Action item: Consider polling our own customers about who'll recommend.

Alex Ohanian (@kn0thing), Reddit - Making the World Suck Less with Software


Alex is the founder of Reddit and Hipmunk (which obviously is about making hotel and flight reservations) among other things and talked about how traditional business sets the bar too low. Businesses exist to solve problems and make money but people do all the rest. His disjointed talk was about a hippy-fest of giving away stuff.

Action items: no way

John Nese, Soda Pop Stop

John Nese, a guy who rarely uses email, was one of the highlights of BoS. During an onstage interview, John talked about his business, Soda Pop Stop, that specializes in rare, independently, glass-bottled soda. It should be no surprise that many of his business principles were similar to those in the software business.

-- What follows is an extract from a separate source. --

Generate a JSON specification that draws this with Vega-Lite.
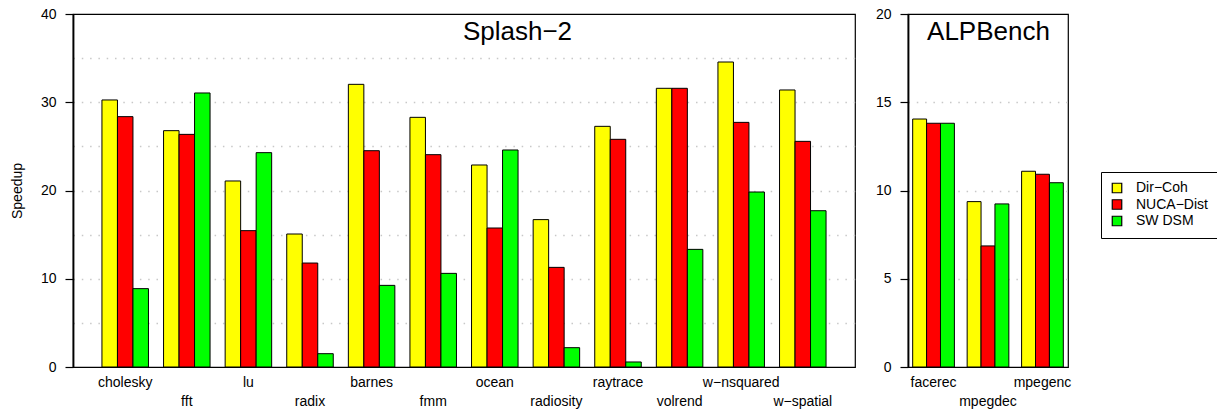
{
  "$schema": "https://vega.github.io/schema/vega-lite/v6.json",
  "padding": {"left": 9, "top": 6, "right": 0, "bottom": 0},
  "background": "white",
  "spacing": 18,
  "config": {
    "font": "Liberation Sans",
    "view": {"stroke": "black", "strokeWidth": 1.2},
    "axis": {
      "labelFont": "Liberation Sans",
      "titleFont": "Liberation Sans",
      "labelColor": "black",
      "titleColor": "black",
      "labelFontSize": 14,
      "titleFontSize": 14,
      "titleFontWeight": "normal"
    }
  },
  "datasets": {
    "splash": [
      {"bench": "cholesky", "config": "Dir−Coh", "speedup": 30.26},
      {"bench": "cholesky", "config": "NUCA−Dist", "speedup": 28.37},
      {"bench": "cholesky", "config": "SW DSM", "speedup": 8.88},
      {"bench": "fft", "config": "Dir−Coh", "speedup": 26.78},
      {"bench": "fft", "config": "NUCA−Dist", "speedup": 26.36},
      {"bench": "fft", "config": "SW DSM", "speedup": 31.05},
      {"bench": "lu", "config": "Dir−Coh", "speedup": 21.08},
      {"bench": "lu", "config": "NUCA−Dist", "speedup": 15.45},
      {"bench": "lu", "config": "SW DSM", "speedup": 24.29},
      {"bench": "radix", "config": "Dir−Coh", "speedup": 15.07},
      {"bench": "radix", "config": "NUCA−Dist", "speedup": 11.78},
      {"bench": "radix", "config": "SW DSM", "speedup": 1.51},
      {"bench": "barnes", "config": "Dir−Coh", "speedup": 32.03},
      {"bench": "barnes", "config": "NUCA−Dist", "speedup": 24.51},
      {"bench": "barnes", "config": "SW DSM", "speedup": 9.25},
      {"bench": "fmm", "config": "Dir−Coh", "speedup": 28.29},
      {"bench": "fmm", "config": "NUCA−Dist", "speedup": 24.06},
      {"bench": "fmm", "config": "SW DSM", "speedup": 10.61},
      {"bench": "ocean", "config": "Dir−Coh", "speedup": 22.89},
      {"bench": "ocean", "config": "NUCA−Dist", "speedup": 15.75},
      {"bench": "ocean", "config": "SW DSM", "speedup": 24.59},
      {"bench": "radiosity", "config": "Dir−Coh", "speedup": 16.7},
      {"bench": "radiosity", "config": "NUCA−Dist", "speedup": 11.29},
      {"bench": "radiosity", "config": "SW DSM", "speedup": 2.19},
      {"bench": "raytrace", "config": "Dir−Coh", "speedup": 27.27},
      {"bench": "raytrace", "config": "NUCA−Dist", "speedup": 25.8},
      {"bench": "raytrace", "config": "SW DSM", "speedup": 0.57},
      {"bench": "volrend", "config": "Dir−Coh", "speedup": 31.58},
      {"bench": "volrend", "config": "NUCA−Dist", "speedup": 31.58},
      {"bench": "volrend", "config": "SW DSM", "speedup": 13.33},
      {"bench": "w−nsquared", "config": "Dir−Coh", "speedup": 34.56},
      {"bench": "w−nsquared", "config": "NUCA−Dist", "speedup": 27.72},
      {"bench": "w−nsquared", "config": "SW DSM", "speedup": 19.83},
      {"bench": "w−spatial", "config": "Dir−Coh", "speedup": 31.39},
      {"bench": "w−spatial", "config": "NUCA−Dist", "speedup": 25.57},
      {"bench": "w−spatial", "config": "SW DSM", "speedup": 17.71}
    ],
    "alp": [
      {"bench": "facerec", "config": "Dir−Coh", "speedup": 14.05},
      {"bench": "facerec", "config": "NUCA−Dist", "speedup": 13.81},
      {"bench": "facerec", "config": "SW DSM", "speedup": 13.81},
      {"bench": "mpegdec", "config": "Dir−Coh", "speedup": 9.37},
      {"bench": "mpegdec", "config": "NUCA−Dist", "speedup": 6.86},
      {"bench": "mpegdec", "config": "SW DSM", "speedup": 9.24},
      {"bench": "mpegenc", "config": "Dir−Coh", "speedup": 11.09},
      {"bench": "mpegenc", "config": "NUCA−Dist", "speedup": 10.92},
      {"bench": "mpegenc", "config": "SW DSM", "speedup": 10.44}
    ]
  },
  "hconcat": [
    {
      "width": 782,
      "height": 353,
      "data": {"name": "splash"},
      "mark": {"type": "bar", "stroke": "black", "strokeWidth": 1},
      "encoding": {
        "x": {
          "field": "bench", "type": "nominal", "sort": null,
          "scale": {"paddingInner": 0.245, "paddingOuter": 0.47},
          "axis": {
            "title": "Splash−2", "titleFontSize": 26, "titleX": 444, "titleY": -328,
            "titleBaseline": "alphabetic", "titleAlign": "center",
            "ticks": false, "domain": false, "labelAngle": 0,
            "labelPadding": 8, "labelLineHeight": 19, "labelBaseline": "top",
            "labelExpr": "indexof(['fft','radix','fmm','radiosity','volrend','w−spatial'], datum.value) >= 0 ? ['', datum.value] : datum.value"
          }
        },
        "xOffset": {"field": "config", "type": "nominal", "sort": ["Dir−Coh", "NUCA−Dist", "SW DSM"]},
        "y": {
          "field": "speedup", "type": "quantitative",
          "scale": {"domain": [0, 40], "nice": false},
          "axis": {
            "title": "Speedup", "titlePadding": 16,
            "values": [0, 5, 10, 15, 20, 25, 30, 35, 40],
            "labelExpr": "datum.value % 10 == 0 ? datum.label : ''",
            "tickOpacity": {"condition": {"test": "datum.value % 10 != 0", "value": 0}, "value": 1},
            "tickSize": 8, "tickColor": "black", "tickWidth": 1.2,
            "labelPadding": 9,
            "domainColor": "black", "domainWidth": 1.8,
            "grid": true, "gridColor": "#c8c8c8", "gridDash": [1.5, 6.8], "gridWidth": 1.3,
            "gridOpacity": {"condition": {"test": "datum.value == 0 || datum.value == 40", "value": 0}, "value": 1}
          }
        },
        "color": {
          "field": "config", "type": "nominal",
          "scale": {"domain": ["Dir−Coh", "NUCA−Dist", "SW DSM"], "range": ["#ffff00", "#ff0000", "#00ff00"]},
          "legend": {
            "title": null, "orient": "none", "legendX": 1028, "legendY": 158,
            "symbolType": "square", "symbolSize": 90, "symbolStrokeColor": "black", "symbolStrokeWidth": 1.2,
            "symbolOpacity": 1,
            "labelFont": "Liberation Sans", "labelFontSize": 14, "labelColor": "black", "labelOffset": 12,
            "strokeColor": "black", "padding": 9, "rowPadding": 0.5, "fillColor": "white"
          }
        }
      }
    },
    {
      "width": 160,
      "height": 353,
      "data": {"name": "alp"},
      "mark": {"type": "bar", "stroke": "black", "strokeWidth": 1},
      "encoding": {
        "x": {
          "field": "bench", "type": "nominal", "sort": null,
          "scale": {"paddingInner": 0.234, "paddingOuter": 0.086},
          "axis": {
            "title": "ALPBench", "titleFontSize": 26, "titleX": 80, "titleY": -328,
            "titleBaseline": "alphabetic", "titleAlign": "center",
            "ticks": false, "domain": false, "labelAngle": 0,
            "labelPadding": 8, "labelLineHeight": 19, "labelBaseline": "top",
            "labelExpr": "datum.value == 'mpegdec' ? ['', datum.value] : datum.value"
          }
        },
        "xOffset": {"field": "config", "type": "nominal", "sort": ["Dir−Coh", "NUCA−Dist", "SW DSM"]},
        "y": {
          "field": "speedup", "type": "quantitative",
          "scale": {"domain": [0, 20], "nice": false},
          "axis": {
            "title": null,
            "values": [0, 5, 10, 15, 20],
            "tickSize": 8, "tickColor": "black", "tickWidth": 1.2,
            "labelPadding": 9,
            "domainColor": "black", "domainWidth": 1.8,
            "grid": true, "gridColor": "#c8c8c8", "gridDash": [1.5, 6.8], "gridWidth": 1.3,
            "gridOpacity": {"condition": {"test": "datum.value == 0 || datum.value == 20", "value": 0}, "value": 1}
          }
        },
        "color": {
          "field": "config", "type": "nominal",
          "scale": {"domain": ["Dir−Coh", "NUCA−Dist", "SW DSM"], "range": ["#ffff00", "#ff0000", "#00ff00"]}
        }
      }
    }
  ],
  "resolve": {"scale": {"y": "independent", "x": "independent", "xOffset": "independent"}}
}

Action item: order some soda (by phone)

Summary

I came away with a handful of action items as listed above. We'll see if I actually do them. As for BoS, the 2012 event is scheduled for 1-3 October in Boston. I'm not sure I'll attend or whether BoS is an every-other-year event for me. I felt a definite skew this year toward SaaS which isn't 100% applicable to our business. Plus, I get the feeling that BoS runs the risk of being a static group of people who get together each year to renew friendships - lots of motivation and not so much teaching.

Also, I had the displeasure of participating in perhaps the worst workshop of my professional career (instructor to remain unnamed). I knew more about the subject than he did but that's not what made it bad. If I knew nothing I would've come away knowing less.

You can see what you missed at the BoS2011 Flickr pool. The BoS website also has links to videos of many of the presentations from previous years with promises to post this year's talks in the future.

Disclaimer: These are just my opinions.  I could be wrong.

Note: This post may look funny because it was a cut and paste job from Word and I didn't want to spend all day cleaning up every little thing.

3 comments:

Jim said...

Thank you for the excellent summary. I would be interested in your thoughts on the worst workshop ever (in general terms, no names, what contributed to this). Was it more than the presenter's lack of domain expertise?

Interesting observation that the second year wasn't as fulfilling as the first. As I ponder this in retrospect, I've had similar experiences with most of the conferences I've attended back-to-back. I skipped a year of the visualization conference. While that was better, I think every third or fourth year would be about right.

John said...

viji - you're welcome

John said...

Jim:

The presenter was handicapped because he had no visuals. For some reason, the room wasn't equipped with a projector.

His presentation was a rambling, fact-less mess. In a two-hour workshop, each question asked by the audience led to a 20 minute digression that often never really got around to an answer.

When asked whether this was going to be a workshop or just another lecture, he asked everyone to work on answers to a question but did so in a way that was interpreted differently by each person. The result was a bunch of people reading what sounded like answers to random questions.

When a direct question was asked, and after the obligatory digression, the answer given was, if not wrong, highly non-standard. He said that product management belonged in the development organization. According to Pragmatic Marketing (whom I consider to be leaders in product management) only 14% of product managers are in dev or engineering. So one of the few answers given was wrong.

The whole thing was painful to watch. If he knew anything about product management, he didn't share it with his audience.